▸ TASK DESCRIPTION: State the number of lines with the string "that" in them, and nothing else.

▸ MATERIAL FOR THE TASK:
--- Start ---

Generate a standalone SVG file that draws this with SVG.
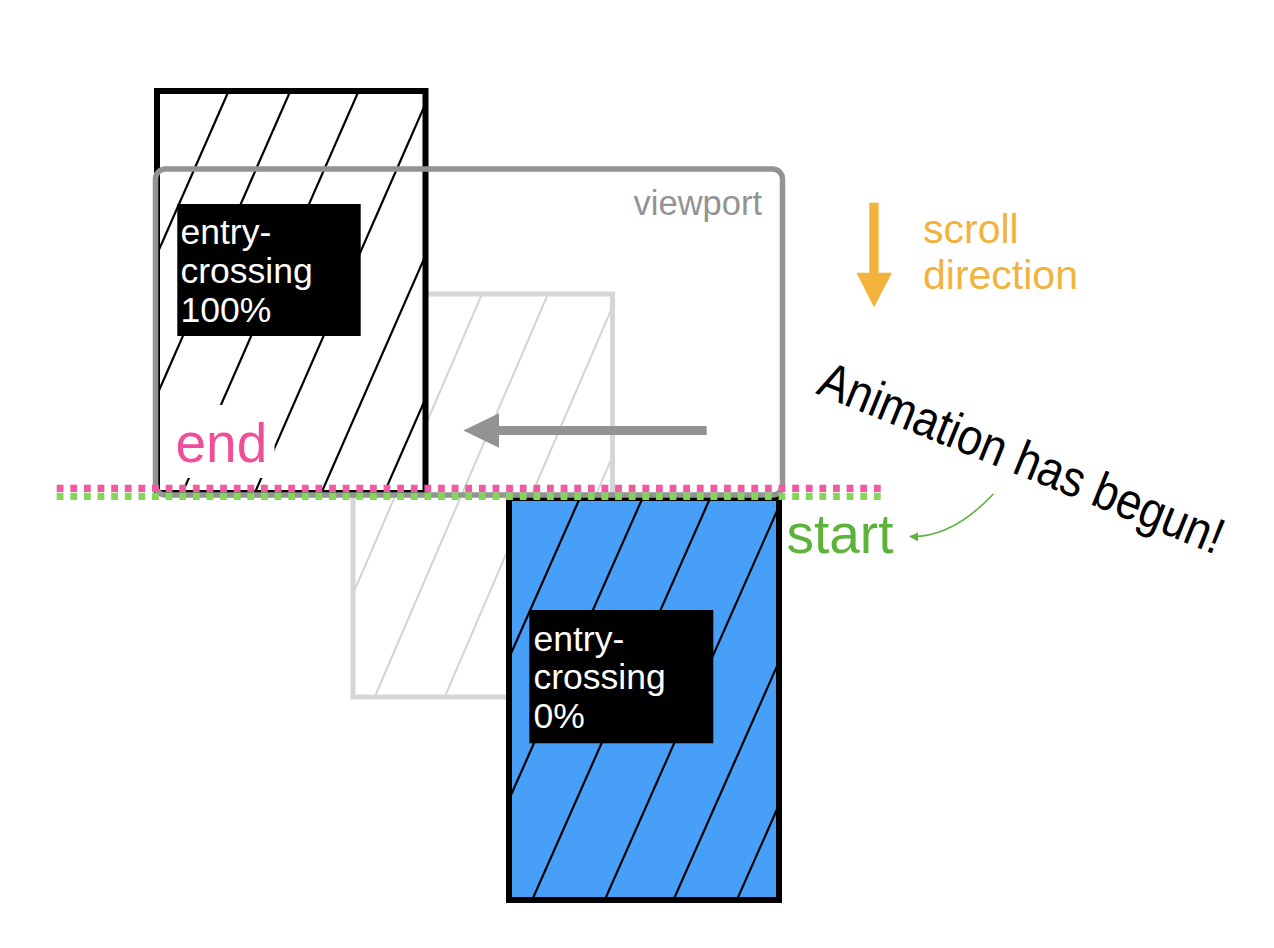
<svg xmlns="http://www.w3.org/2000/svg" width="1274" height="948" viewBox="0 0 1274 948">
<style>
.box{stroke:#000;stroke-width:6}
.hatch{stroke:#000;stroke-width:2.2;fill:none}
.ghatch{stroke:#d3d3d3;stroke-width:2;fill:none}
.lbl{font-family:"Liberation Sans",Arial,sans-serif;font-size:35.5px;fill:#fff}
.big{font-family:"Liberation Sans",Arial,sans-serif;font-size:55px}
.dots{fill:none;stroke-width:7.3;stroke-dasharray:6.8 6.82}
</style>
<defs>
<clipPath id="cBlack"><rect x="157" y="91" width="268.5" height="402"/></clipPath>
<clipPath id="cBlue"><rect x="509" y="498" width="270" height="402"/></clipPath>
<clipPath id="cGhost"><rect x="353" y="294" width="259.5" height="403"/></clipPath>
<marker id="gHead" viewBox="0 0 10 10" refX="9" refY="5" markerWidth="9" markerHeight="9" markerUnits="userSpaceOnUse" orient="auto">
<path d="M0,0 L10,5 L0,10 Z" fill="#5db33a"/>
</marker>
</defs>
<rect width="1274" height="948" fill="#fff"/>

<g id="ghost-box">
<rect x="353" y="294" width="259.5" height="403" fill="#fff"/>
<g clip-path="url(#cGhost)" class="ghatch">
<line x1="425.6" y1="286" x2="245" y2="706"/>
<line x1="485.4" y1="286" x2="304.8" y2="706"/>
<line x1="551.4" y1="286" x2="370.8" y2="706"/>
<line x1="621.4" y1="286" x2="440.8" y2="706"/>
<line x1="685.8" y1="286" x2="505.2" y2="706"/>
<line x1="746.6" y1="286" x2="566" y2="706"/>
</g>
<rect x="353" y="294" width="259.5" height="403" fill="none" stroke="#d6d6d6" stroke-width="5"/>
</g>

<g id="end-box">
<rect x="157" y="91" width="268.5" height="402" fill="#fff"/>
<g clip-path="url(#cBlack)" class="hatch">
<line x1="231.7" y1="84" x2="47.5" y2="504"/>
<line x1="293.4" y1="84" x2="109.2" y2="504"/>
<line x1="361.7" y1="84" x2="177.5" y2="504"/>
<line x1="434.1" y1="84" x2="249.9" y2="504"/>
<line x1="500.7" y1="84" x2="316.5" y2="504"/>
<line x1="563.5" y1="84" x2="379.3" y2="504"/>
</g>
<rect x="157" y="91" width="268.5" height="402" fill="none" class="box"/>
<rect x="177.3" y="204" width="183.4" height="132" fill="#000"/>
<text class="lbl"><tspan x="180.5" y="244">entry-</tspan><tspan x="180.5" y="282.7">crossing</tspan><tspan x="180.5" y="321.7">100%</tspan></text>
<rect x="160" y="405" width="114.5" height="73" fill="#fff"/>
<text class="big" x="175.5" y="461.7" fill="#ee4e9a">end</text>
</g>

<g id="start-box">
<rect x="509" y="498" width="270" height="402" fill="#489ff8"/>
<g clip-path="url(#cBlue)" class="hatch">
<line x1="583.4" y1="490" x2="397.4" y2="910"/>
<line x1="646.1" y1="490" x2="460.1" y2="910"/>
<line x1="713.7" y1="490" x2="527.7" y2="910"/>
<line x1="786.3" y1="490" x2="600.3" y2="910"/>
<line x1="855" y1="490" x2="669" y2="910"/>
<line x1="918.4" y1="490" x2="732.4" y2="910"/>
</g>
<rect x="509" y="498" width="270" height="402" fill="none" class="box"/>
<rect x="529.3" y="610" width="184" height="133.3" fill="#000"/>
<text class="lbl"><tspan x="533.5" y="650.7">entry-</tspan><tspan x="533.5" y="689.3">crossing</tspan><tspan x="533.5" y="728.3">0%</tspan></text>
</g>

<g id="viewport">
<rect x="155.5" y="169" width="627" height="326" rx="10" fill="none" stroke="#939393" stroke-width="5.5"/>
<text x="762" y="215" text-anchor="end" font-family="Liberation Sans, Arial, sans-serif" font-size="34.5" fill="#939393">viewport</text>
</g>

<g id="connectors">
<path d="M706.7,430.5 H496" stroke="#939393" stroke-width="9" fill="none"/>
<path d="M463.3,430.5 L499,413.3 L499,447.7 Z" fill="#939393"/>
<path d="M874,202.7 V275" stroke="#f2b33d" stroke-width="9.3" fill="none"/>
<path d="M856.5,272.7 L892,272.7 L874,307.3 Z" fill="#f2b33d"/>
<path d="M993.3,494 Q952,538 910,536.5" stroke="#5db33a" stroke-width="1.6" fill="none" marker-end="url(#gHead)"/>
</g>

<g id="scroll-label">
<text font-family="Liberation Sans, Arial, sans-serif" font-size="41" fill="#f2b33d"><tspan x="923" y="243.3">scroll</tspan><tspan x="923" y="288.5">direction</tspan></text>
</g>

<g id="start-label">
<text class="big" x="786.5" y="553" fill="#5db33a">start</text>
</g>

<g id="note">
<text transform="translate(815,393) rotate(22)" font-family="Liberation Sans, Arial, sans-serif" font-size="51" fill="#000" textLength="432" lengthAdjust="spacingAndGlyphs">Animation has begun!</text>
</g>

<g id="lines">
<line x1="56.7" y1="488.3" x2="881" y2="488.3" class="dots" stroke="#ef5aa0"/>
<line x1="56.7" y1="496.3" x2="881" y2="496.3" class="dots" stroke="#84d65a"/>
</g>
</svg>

--- End ---
--- Start ---

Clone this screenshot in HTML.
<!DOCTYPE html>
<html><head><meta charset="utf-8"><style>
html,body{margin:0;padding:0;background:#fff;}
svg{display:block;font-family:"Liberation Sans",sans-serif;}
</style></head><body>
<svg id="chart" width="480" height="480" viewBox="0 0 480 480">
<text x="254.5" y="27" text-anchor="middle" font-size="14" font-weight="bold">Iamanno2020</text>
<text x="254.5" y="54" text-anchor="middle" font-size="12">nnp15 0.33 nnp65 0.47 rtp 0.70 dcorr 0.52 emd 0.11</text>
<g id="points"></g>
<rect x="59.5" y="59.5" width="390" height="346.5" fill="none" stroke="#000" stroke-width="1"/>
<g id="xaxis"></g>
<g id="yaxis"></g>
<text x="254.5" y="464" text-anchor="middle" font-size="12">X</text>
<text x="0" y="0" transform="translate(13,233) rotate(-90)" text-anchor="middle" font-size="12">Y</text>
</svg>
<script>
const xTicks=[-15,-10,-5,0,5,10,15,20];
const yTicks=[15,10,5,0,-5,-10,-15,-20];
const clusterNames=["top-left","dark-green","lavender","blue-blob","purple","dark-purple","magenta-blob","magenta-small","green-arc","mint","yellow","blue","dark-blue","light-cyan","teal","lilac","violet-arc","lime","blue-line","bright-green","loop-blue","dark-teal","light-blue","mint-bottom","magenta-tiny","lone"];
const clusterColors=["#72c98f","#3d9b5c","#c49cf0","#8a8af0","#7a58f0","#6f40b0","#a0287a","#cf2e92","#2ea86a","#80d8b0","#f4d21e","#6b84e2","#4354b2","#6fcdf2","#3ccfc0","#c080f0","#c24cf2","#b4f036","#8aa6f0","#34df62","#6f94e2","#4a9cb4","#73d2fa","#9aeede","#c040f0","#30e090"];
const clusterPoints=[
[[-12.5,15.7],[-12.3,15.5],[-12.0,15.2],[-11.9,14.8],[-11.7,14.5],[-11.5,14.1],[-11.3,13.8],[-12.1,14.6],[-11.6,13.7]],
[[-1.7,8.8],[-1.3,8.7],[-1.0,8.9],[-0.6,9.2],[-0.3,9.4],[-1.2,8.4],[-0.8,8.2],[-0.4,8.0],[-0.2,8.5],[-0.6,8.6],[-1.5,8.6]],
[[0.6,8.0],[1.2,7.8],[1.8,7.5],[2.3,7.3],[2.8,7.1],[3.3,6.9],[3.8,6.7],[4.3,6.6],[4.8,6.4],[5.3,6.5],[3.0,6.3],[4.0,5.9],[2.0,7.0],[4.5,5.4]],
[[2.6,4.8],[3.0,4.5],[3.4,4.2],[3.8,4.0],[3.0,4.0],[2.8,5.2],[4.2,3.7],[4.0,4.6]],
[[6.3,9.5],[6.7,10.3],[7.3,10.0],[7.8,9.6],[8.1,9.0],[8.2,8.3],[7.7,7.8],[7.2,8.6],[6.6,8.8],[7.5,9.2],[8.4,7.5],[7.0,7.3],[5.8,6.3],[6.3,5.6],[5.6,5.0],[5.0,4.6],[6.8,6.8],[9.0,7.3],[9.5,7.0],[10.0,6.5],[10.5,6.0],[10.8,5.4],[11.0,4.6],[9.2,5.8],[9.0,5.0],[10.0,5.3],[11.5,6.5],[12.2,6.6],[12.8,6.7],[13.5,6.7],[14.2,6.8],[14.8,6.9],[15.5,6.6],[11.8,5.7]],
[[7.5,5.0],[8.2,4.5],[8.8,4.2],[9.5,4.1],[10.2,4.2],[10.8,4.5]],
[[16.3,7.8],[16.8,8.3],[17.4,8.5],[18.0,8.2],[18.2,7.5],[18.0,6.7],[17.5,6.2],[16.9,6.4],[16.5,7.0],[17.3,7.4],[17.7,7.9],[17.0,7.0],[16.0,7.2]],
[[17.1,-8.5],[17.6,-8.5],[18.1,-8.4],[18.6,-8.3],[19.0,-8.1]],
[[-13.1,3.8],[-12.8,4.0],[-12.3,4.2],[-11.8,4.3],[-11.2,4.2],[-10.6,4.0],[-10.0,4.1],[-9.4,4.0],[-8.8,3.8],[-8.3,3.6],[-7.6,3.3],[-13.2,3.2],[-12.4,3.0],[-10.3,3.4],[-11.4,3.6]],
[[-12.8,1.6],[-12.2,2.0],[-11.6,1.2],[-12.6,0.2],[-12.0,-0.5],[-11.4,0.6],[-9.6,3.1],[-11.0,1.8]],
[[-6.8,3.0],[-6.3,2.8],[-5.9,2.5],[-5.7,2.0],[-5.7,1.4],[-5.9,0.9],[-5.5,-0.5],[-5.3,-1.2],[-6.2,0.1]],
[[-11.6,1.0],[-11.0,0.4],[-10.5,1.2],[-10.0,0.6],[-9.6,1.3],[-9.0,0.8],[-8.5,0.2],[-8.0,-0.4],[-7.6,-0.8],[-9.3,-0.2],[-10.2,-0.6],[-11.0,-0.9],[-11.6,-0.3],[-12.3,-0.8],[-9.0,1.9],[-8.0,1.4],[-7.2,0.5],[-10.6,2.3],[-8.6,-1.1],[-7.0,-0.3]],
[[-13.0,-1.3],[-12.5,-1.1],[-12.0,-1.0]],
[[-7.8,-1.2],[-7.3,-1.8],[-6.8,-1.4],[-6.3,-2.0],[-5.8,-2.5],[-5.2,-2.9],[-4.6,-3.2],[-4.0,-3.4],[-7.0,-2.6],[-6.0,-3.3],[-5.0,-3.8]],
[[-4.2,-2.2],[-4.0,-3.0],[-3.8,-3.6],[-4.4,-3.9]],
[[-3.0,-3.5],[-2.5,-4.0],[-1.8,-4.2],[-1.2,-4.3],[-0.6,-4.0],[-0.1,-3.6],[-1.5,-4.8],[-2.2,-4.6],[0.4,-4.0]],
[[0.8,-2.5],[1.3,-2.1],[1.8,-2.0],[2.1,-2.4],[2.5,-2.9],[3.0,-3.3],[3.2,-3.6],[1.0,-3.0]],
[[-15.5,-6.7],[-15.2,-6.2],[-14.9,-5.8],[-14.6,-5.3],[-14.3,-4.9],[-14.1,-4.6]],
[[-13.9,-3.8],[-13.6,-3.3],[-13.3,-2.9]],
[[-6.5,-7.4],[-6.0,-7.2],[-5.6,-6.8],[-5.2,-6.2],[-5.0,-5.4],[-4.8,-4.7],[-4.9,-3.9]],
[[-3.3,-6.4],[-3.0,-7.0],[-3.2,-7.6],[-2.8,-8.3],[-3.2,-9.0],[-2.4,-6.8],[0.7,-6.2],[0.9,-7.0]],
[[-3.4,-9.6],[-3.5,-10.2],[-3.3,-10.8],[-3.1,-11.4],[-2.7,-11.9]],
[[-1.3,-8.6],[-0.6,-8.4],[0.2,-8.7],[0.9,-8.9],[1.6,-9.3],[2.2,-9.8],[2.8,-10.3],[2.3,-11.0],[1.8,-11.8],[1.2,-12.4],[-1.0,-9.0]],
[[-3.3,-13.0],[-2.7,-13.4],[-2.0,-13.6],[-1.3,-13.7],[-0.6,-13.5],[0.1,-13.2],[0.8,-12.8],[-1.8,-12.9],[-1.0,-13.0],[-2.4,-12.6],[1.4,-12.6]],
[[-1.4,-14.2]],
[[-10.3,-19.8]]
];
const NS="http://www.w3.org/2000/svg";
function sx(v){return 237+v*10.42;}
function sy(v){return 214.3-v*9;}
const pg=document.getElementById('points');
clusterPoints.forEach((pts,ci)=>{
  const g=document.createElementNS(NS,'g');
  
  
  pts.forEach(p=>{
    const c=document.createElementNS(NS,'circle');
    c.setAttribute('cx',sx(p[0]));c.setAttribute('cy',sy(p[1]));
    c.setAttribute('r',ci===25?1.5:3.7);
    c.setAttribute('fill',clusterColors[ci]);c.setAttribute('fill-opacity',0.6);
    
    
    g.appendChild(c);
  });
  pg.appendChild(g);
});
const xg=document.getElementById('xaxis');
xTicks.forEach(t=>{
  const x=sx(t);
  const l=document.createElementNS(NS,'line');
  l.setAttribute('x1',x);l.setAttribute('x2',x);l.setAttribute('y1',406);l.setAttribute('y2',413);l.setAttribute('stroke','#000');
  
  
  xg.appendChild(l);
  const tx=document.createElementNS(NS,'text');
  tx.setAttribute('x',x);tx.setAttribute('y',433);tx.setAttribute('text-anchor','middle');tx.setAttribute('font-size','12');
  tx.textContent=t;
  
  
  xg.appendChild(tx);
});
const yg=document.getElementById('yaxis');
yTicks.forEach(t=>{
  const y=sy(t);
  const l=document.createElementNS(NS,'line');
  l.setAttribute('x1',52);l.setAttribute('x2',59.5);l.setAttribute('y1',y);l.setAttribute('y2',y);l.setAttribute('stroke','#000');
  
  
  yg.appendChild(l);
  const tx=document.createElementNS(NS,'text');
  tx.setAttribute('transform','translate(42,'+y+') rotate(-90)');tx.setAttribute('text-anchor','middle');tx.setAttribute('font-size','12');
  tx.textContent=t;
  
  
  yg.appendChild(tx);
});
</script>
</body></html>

--- End ---
--- Start ---

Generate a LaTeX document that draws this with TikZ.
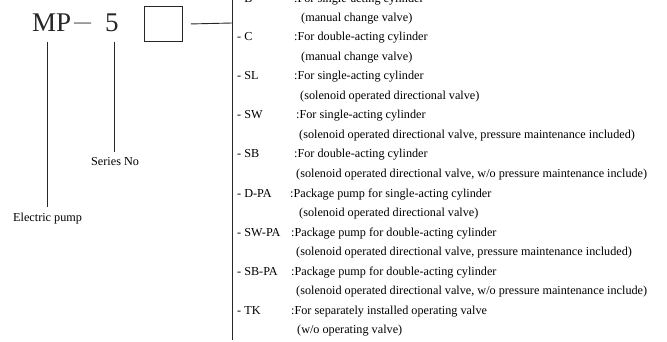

--- End ---

▸ TASK ANSWER: 2